Matt Bracy's "Orwellian discourse" on factoring is both interesting and somewhat amusing. Matt is a gentleman and a scholar with a company that seems to be setting an example for its industry in how to do conduct business responsibly, without contribution to the mistaken identity crisis. However, like recent reports out of Baghdad, his optimism as to the end of the "war" is a little premature.
With all due respect to Associate Professor Adam Scales, I'm tired of his Patrick Hindert pimped, overplayed 2002 law review article, "Against Factoring? The Market in Tort Claims has Arrived?" Of course it has arrived! What Hedge Fund manager or shrewd investor wouldn't want to make competitive rates on AAA rated paper? However for every company like Bracy's Settlement Capital, Prosperity Partners, Stone Street there is JG Wentworth (and its alter egos), Peachtree, Rapid, Strategic Capital and a cottage industry of splogs, affilate marketers, laughable paid reviewers. adding to the consumer confusion by using terms that don't apply to them.
The biggest fallacy going is the general marketing approach that "IRC 5891 made factoring legal". IRC 5891 merely provides a tax exclusion on structured settlement factoring transactions that meet certain criteria. If such a transaction fails to meet the criteria there is a 40% excise tax. Regrettably factoring companies are using the above fallacy in offering fees to structured settlement brokers and settlement planners (on information and belief a few ARE taking), which increase the cost to sellers of structured settlement payment rights.What is your advisor telling you?
Bracy observes that Prof. Scales notes the “generous helping of skepticism directed toward the habits of tort plaintiffs” which underlies many of these assumptions. “An essential element of the discussion has been the assumption that successful tort claimants simply cannot be trusted with large sums of money,” Bracy notes that Scales writes. Most striking for Bracy is Prof. Scales’s conclusion that these attacks against the annuitant are unfounded or, at best, not supported by any credible, relevant studies or evidence. The "great thing" about academics in this area is that they have little practical trenchline experience. As one of the most heavily vsited structured settlement websites, I have personally fielded several phone calls from parents who were concerned about a loved one' s propensity to spend everything "because it's there". Many of the payees have already blown through the proceeds of a previously obtained "cash now" deal.
Bracy points out that it is indeed difficult to imagine an “impulse buy” that involves (on average) a 3 month process, careful underwriting, a court appearance and “best interest” scrutiny. Either he's myopic or he apparently deems it worth glossing over the value proposition of certain factoring companies that suggest a reason to factor is to "redo your kichen" or "fund a retirement".

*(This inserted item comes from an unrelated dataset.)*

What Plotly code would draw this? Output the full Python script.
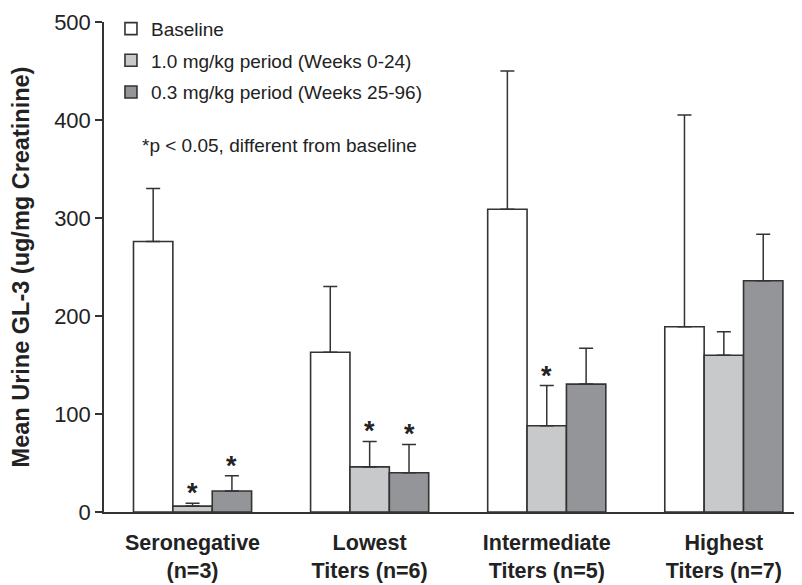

Nothing is mentioned of the company purportedly controlling 70% of the structured settlement rights purchasing segment of the factoring industry, JG Wentworth's continual false advertising about Certified Structured Settlement Consultant through one of its alter egos. Nothing is mentioned of the fact that other than the state Court approval process there is no regulatory oversight of factoring company business practices and the industry is not effectively self regulated. If you need the evidence simply click on the tab "Factoring Company Business Practices"
The primary structured settlement industry is heavily regulated by state insurance laws. There is an urgent need for parallel regulation of factoring companies, particularly their advertising practices. Perhaps Bracy fears a state of dystopia? If there is an shift in that direction it will be the fault of his company's brethren not the critics in the primary market or the attorneys.